• What you need to do: Print the lines of the listing below verbatim from its first line through the line bearing "const tickEras = ['大正14', '昭和20', '平成6', '令和11'];". Any pictures are to be omitted.

• Data section:
** BEGIN **
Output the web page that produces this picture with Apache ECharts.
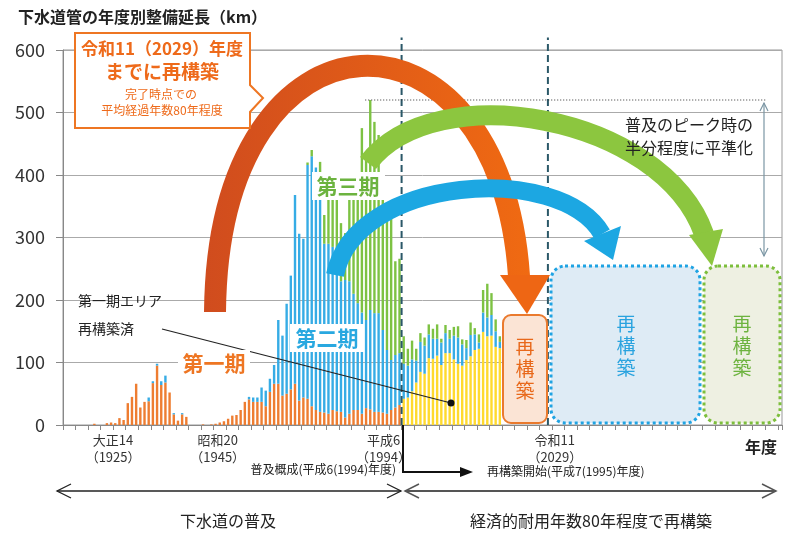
<!DOCTYPE html>
<html>
<head>
<meta charset="utf-8">
<script src="https://cdn.jsdelivr.net/npm/echarts@6/dist/echarts.min.js"></script>
<style>
html,body{margin:0;padding:0;background:#fff;}
#chart{width:800px;height:533px;}
</style>
</head>
<body>
<div id="chart"></div>
<script>
// ---- data ----
const firstYear = 1914, lastYear = 2085;
const tickYears = ['1925', '1945', '1994', '2029'];
const tickEras = ['大正14', '昭和20', '平成6', '令和11'];

// 第一期 (orange), from 1921 to 1994
const period1Start = 1921;
const period1 = [
  2,0,0,3,4,3,11,8,35,45,
  66,28,37,38,67,95,64,68,52,17,
  7,17,13,0,0,0,1,0,1,2,
  4,6,10,15,16,24,37,41,37,37,
  37,30,53,66,66,47,50,57,66,39,
  44,42,30,24,21,20,18,24,22,21,
  12,18,24,24,18,27,25,21,21,20,
  18,24,28,32
];
// 第二期 (blue), from 1934 to 2018
const period2Start = 1934;
const period2 = [
  6,3,3,6,11,0,2,
  0,2,0,0,0,0,0,0,0,0,
  0,0,0,0,0,0,0,4,7,7,
  23,25,21,30,102,96,144,182,302,267,
  254,374,400,388,380,270,272,261,238,209,
  220,212,186,171,162,141,159,158,158,132,
  102,80,84,83,56,51,51,35,48,45,
  38,32,27,36,32,23,38,42,34,19,
  34,25,10,31,30,33,25,10
];
// 第三期 (green), from 1972 to 2018
const period3Start = 1972;
const period3 = [
  4,10,0,20,46,75,95,112,93,
  75,155,168,195,295,261,336,306,285,208,
  210,246,150,151,44,27,30,19,14,13,
  16,16,23,6,13,14,14,18,8,13,
  20,10,13,36,54,35,19,9
];
// 第一期エリア再構築済 (yellow), from 1995 to 2018
const rebuiltStart = 1995;
const rebuilt = [
  42,44,54,68,85,82,107,106,111,96,
  115,115,105,98,95,104,110,120,122,149,
  142,143,125,123
];
const milestoneYears = [1994.5, 2029.5];
const peakValue = 520;

// ---- build ----
const years = [];
for (let y = firstYear; y <= lastYear; y++) years.push(String(y));
function place(arr, start) {
  return years.map(y => { const i = +y - start; return (i >= 0 && i < arr.length) ? arr[i] : 0; });
}

const FONT = '"Noto Sans CJK JP", "Noto Sans", sans-serif';
const C = { orange: '#EE7D31', blue: '#36ACE5', green: '#7DC243', yellow: '#FFDA2E' };

const shifts = { '1925': [0, 0, 0, 4], '1945': [0, 0, 0, 46], '1994': [0, 32, 0, 0], '2029': [0, 0, 0, 18] };
const rich = {};
tickYears.forEach(y => { rich['y' + y] = { fontSize: 13, color: '#333', lineHeight: 17, padding: shifts[y], fontFamily: FONT }; });

function T(text, x, y, size, color, opts) {
  opts = opts || {};
  return {
    type: 'text', z: opts.z || 60,
    style: {
      text: text, x: x, y: y, fill: color,
      font: (opts.bold ? 'bold ' : '') + size + 'px ' + FONT,
      textAlign: opts.align || 'center', align: opts.align || 'center',
      textVerticalAlign: 'middle', verticalAlign: 'middle',
      lineHeight: opts.lh || size * 1.2
    }
  };
}
function L(x1, y1, x2, y2, color, w, z) {
  return { type: 'line', z: z || 55, shape: { x1: x1, y1: y1, x2: x2, y2: y2 }, style: { stroke: color, lineWidth: w } };
}
function PL(points, color, w) {
  return { type: 'polyline', z: 55, shape: { points: points }, style: { stroke: color, lineWidth: w, fill: null } };
}
function PG(points, color, z) {
  return { type: 'polygon', z: z || 52, shape: { points: points }, style: { fill: color } };
}

const graphics = [
  // title
  T('下水道管の年度別整備延長（km）', 18, 17, 16, '#222', { bold: true, align: 'left' }),
  T('年度', 761, 447, 16, '#222', { bold: true }),

  // reconstruction boxes
  { type: 'rect', z: 40, shape: { x: 503, y: 315, width: 44, height: 108, r: 8 }, style: { fill: '#FBE4D5', stroke: '#EA7A2E', lineWidth: 2 } },
  T('再\n構\n築', 525, 369, 19, '#E8681A', { lh: 22 }),
  { type: 'rect', z: 40, shape: { x: 551, y: 266, width: 149, height: 157, r: 14 }, style: { fill: '#DEEBF5', stroke: '#1FA3E3', lineWidth: 3, lineDash: [3, 3] } },
  T('再\n構\n築', 626, 346, 19, '#29A3DF', { lh: 22 }),
  { type: 'rect', z: 40, shape: { x: 704, y: 266, width: 76, height: 157, r: 14 }, style: { fill: '#EEF0E2', stroke: '#7DBE3C', lineWidth: 3, lineDash: [3, 3] } },
  T('再\n構\n築', 742, 346, 19, '#6DB33F', { lh: 22 }),

  // arcs
  { type: 'bezierCurve', z: 50, shape: { x1: 215, y1: 312, cpx1: 218, cpy1: -10, cpx2: 500, cpy2: -10, x2: 519, y2: 276 },
    style: { fill: null, lineWidth: 22, lineCap: 'butt',
      stroke: { type: 'linear', x: 0, y: 0, x2: 1, y2: 0, colorStops: [{ offset: 0, color: '#D04C1E' }, { offset: 1, color: '#F06A12' }] } } },
  PG([[500, 275], [550, 275], [527, 314]], '#EE6614'),
  { type: 'bezierCurve', z: 50, shape: { x1: 335, y1: 275, cpx1: 355, cpy1: 175, cpx2: 560, cpy2: 162, x2: 602, y2: 234 },
    style: { fill: null, lineWidth: 18, lineCap: 'butt', stroke: '#1CA7E2' } },
  PG([[584, 241], [621, 226], [613, 260]], '#1CA7E2'),
  { type: 'bezierCurve', z: 50, shape: { x1: 368, y1: 163, cpx1: 435, cpy1: 75, cpx2: 662, cpy2: 115, x2: 704, y2: 234 },
    style: { fill: null, lineWidth: 20, lineCap: 'butt', stroke: '#8CC63F' } },
  PG([[689, 235], [723, 229], [712, 266]], '#8CC63F'),

  // period labels
  { type: 'rect', z: 58, shape: { x: 178, y: 350, width: 72, height: 26 }, style: { fill: '#fff' } },
  T('第一期', 214, 363, 21, '#EE7623', { bold: true }),
  { type: 'rect', z: 58, shape: { x: 290, y: 324, width: 74, height: 28 }, style: { fill: '#fff' } },
  T('第二期', 327, 338, 21, '#29A8E0', { bold: true }),
  { type: 'rect', z: 58, shape: { x: 312, y: 172, width: 73, height: 28 }, style: { fill: '#fff' } },
  T('第三期', 348, 186, 21, '#6CB33F', { bold: true }),

  // callout
  { type: 'polygon', z: 58, shape: { points: [[75, 33], [250, 33], [250, 85], [263, 98], [250, 112], [250, 128], [75, 128]] },
    style: { fill: '#fff', stroke: '#EE7623', lineWidth: 2 } },
  T('令和11（2029）年度', 162, 49, 17, '#EE6A1A', { bold: true }),
  T('までに再構築', 162, 72, 19, '#EE6A1A', { bold: true }),
  T('完了時点での', 161, 94, 12, '#EE6A1A'),
  T('平均経過年数80年程度', 162, 110, 12, '#EE6A1A'),

  // 第一期エリア再構築済 pointer
  T('第一期エリア', 78, 301, 14, '#222', { align: 'left' }),
  T('再構築済', 78, 329, 14, '#222', { align: 'left' }),
  L(162, 329, 451, 403, '#222', 1.2, 56),
  { type: 'circle', z: 56, shape: { cx: 451, cy: 403, r: 3.5 }, style: { fill: '#111' } },

  // peak note
  T('普及のピーク時の', 625, 125, 16, '#222', { align: 'left' }),
  T('半分程度に平準化', 625, 148, 16, '#222', { align: 'left' }),
  L(764, 103, 764, 256, '#7B96A4', 1.2),
  PL([[760, 111], [764, 103], [768, 111]], '#7B96A4', 1.2),
  PL([[760, 248], [764, 256], [768, 248]], '#7B96A4', 1.2),

  // bottom annotations
  L(403, 425, 403, 472, '#111', 2),
  L(402, 472, 462, 472, '#111', 2),
  PG([[460, 467], [473, 472], [460, 477]], '#111', 55),
  T('普及概成(平成6(1994)年度)', 396, 469, 12, '#222', { align: 'right' }),
  T('再構築開始(平成7(1995)年度)', 487, 471, 12, '#222', { align: 'left' }),

  L(57, 491, 401, 491, '#222', 1.3),
  PL([[71, 484], [57, 491], [71, 498]], '#222', 1.3),
  PL([[387, 484], [401, 491], [387, 498]], '#222', 1.3),
  L(405, 491, 776, 491, '#555', 2),
  PL([[419, 484], [405, 491], [419, 498]], '#555', 1.5),
  PL([[762, 484], [776, 491], [762, 498]], '#555', 1.5),
  T('下水道の普及', 228, 521, 16, '#222'),
  T('経済的耐用年数80年程度で再構築', 591, 521, 16, '#222')
];

const chart = echarts.init(document.getElementById('chart'), null, { renderer: 'canvas' });
const barBase = { type: 'bar', stack: 'total', barWidth: 2.4, silent: true };
chart.setOption({
  animation: false,
  backgroundColor: '#fff',
  textStyle: { fontFamily: FONT },
  grid: { left: 63, right: 18, top: 50, bottom: 108, show: true, borderColor: '#999', borderWidth: 1, backgroundColor: 'transparent', outerBoundsMode: 'none' },
  xAxis: [
    {
      type: 'category', data: years, boundaryGap: true,
      axisLine: { lineStyle: { color: '#888' } },
      axisTick: { show: true, interval: 2, length: 5, lineStyle: { color: '#888' } },
      axisLabel: {
        margin: 7,
        hideOverlap: false,
        showMinLabel: true,
        showMaxLabel: true,
        interval: (i, v) => tickYears.indexOf(String(v)) >= 0,
        formatter: v => { const k = 'y' + v; const e = tickEras[tickYears.indexOf(String(v))]; return '{' + k + '|' + e + '}\n{' + k + '|（' + v + '）}'; },
        rich: rich
      },
      splitLine: { show: false }
    },
    { type: 'value', min: firstYear - 0.5, max: lastYear + 0.5, show: false }
  ],
  yAxis: [
    {
      type: 'value', min: 0, max: 600, interval: 100,
      axisLine: { show: true, lineStyle: { color: '#888' } },
      axisTick: { show: true, length: 7, lineStyle: { color: '#888' } },
      axisLabel: { fontSize: 18, color: '#333', margin: 18, fontFamily: FONT, hideOverlap: false },
      splitLine: { lineStyle: { color: '#aaa', width: 1 } }
    }
  ],
  series: [
    Object.assign({ name: '第一期', data: place(period1, period1Start), itemStyle: { color: C.orange } }, barBase),
    Object.assign({ name: '第一期エリア再構築済', data: place(rebuilt, rebuiltStart), itemStyle: { color: C.yellow } }, barBase),
    Object.assign({ name: '第二期', data: place(period2, period2Start), itemStyle: { color: C.blue } }, barBase),
    Object.assign({ name: '第三期', data: place(period3, period3Start), itemStyle: { color: C.green } }, barBase),
    ...milestoneYears.map(y => ({
      type: 'line', xAxisIndex: 1, yAxisIndex: 0, clip: false, silent: true, symbol: 'none', z: 30,
      data: [[y, 0], [y, 620]],
      lineStyle: { color: '#2B5868', width: 2, type: [7, 4] }
    })),
    {
      type: 'line', xAxisIndex: 1, yAxisIndex: 0, clip: false, silent: true, symbol: 'none', z: 30,
      data: [[1985.8, peakValue], [2081.6, peakValue]],
      lineStyle: { color: '#333', width: 1, type: [1, 2] }
    }
  ],
  graphic: { elements: graphics }
});
</script>
</body>
</html>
** END **
• Answer to this task:
Output the web page that produces this picture with Apache ECharts.
<!DOCTYPE html>
<html>
<head>
<meta charset="utf-8">
<script src="https://cdn.jsdelivr.net/npm/echarts@6/dist/echarts.min.js"></script>
<style>
html,body{margin:0;padding:0;background:#fff;}
#chart{width:800px;height:533px;}
</style>
</head>
<body>
<div id="chart"></div>
<script>
// ---- data ----
const firstYear = 1914, lastYear = 2085;
const tickYears = ['1925', '1945', '1994', '2029'];
const tickEras = ['大正14', '昭和20', '平成6', '令和11'];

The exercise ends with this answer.